• _What to work on_: The lines from the top of the material below through the line containing "x_tickvals = [0, 10000, 20000, 30000, 40000, 50000, 60000]" are to be printed exactly, with pictures omitted.

====== Dataset section

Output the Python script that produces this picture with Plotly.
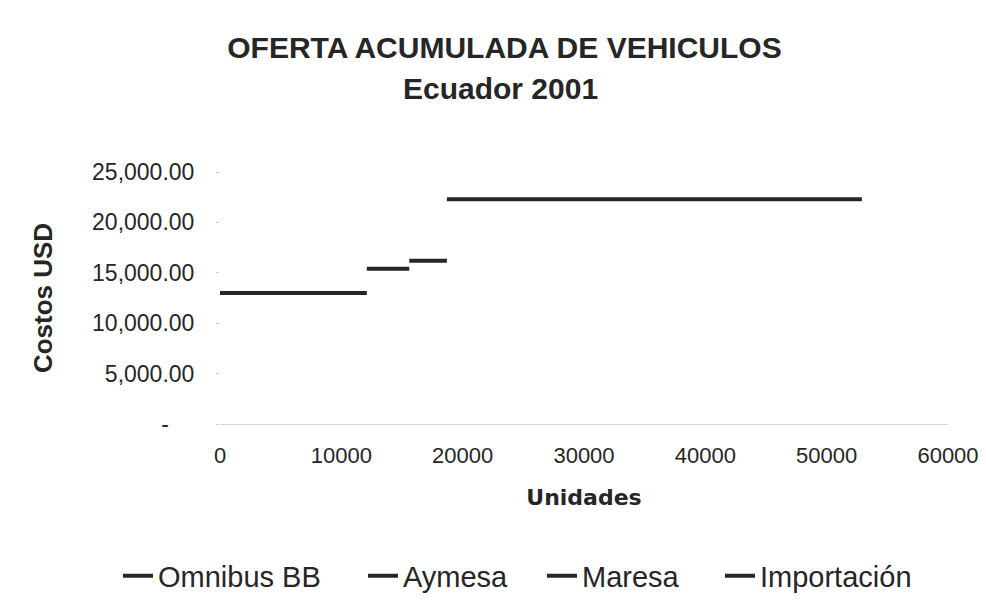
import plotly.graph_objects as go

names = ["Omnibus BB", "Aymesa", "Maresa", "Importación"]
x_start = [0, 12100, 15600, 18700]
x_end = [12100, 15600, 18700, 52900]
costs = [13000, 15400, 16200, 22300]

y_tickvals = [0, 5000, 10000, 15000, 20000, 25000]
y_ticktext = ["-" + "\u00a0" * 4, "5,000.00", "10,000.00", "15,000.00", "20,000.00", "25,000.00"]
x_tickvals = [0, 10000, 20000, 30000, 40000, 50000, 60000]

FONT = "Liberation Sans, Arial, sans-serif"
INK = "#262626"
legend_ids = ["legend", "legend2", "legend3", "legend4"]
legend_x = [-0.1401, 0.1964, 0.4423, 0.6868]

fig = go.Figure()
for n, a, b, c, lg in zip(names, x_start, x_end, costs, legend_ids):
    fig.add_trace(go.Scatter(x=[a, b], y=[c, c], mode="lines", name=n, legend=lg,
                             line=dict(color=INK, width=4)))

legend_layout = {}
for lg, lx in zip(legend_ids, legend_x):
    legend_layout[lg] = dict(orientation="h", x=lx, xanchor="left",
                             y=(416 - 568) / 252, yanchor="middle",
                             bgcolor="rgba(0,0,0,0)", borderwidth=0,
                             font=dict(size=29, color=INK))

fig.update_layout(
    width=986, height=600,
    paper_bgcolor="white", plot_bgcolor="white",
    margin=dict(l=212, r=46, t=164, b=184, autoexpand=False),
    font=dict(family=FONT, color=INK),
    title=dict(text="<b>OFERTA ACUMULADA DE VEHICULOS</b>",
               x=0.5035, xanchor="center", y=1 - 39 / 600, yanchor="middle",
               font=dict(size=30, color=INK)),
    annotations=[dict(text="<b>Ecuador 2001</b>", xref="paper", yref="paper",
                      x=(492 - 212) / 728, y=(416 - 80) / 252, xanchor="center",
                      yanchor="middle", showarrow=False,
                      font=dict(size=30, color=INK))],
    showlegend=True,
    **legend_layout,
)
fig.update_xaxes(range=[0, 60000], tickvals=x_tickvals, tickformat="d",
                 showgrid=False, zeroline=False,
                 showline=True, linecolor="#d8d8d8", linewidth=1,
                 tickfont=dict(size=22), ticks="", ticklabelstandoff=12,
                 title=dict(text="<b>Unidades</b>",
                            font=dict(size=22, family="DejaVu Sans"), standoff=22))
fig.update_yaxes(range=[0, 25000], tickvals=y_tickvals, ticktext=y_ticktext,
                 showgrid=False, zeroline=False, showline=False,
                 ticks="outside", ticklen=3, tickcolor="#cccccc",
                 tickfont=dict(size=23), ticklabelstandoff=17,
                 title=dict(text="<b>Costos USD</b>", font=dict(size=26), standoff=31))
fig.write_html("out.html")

============

• _Result below_:
Output the Python script that produces this picture with Plotly.
import plotly.graph_objects as go

names = ["Omnibus BB", "Aymesa", "Maresa", "Importación"]
x_start = [0, 12100, 15600, 18700]
x_end = [12100, 15600, 18700, 52900]
costs = [13000, 15400, 16200, 22300]

y_tickvals = [0, 5000, 10000, 15000, 20000, 25000]
y_ticktext = ["-" + "\u00a0" * 4, "5,000.00", "10,000.00", "15,000.00", "20,000.00", "25,000.00"]
x_tickvals = [0, 10000, 20000, 30000, 40000, 50000, 60000]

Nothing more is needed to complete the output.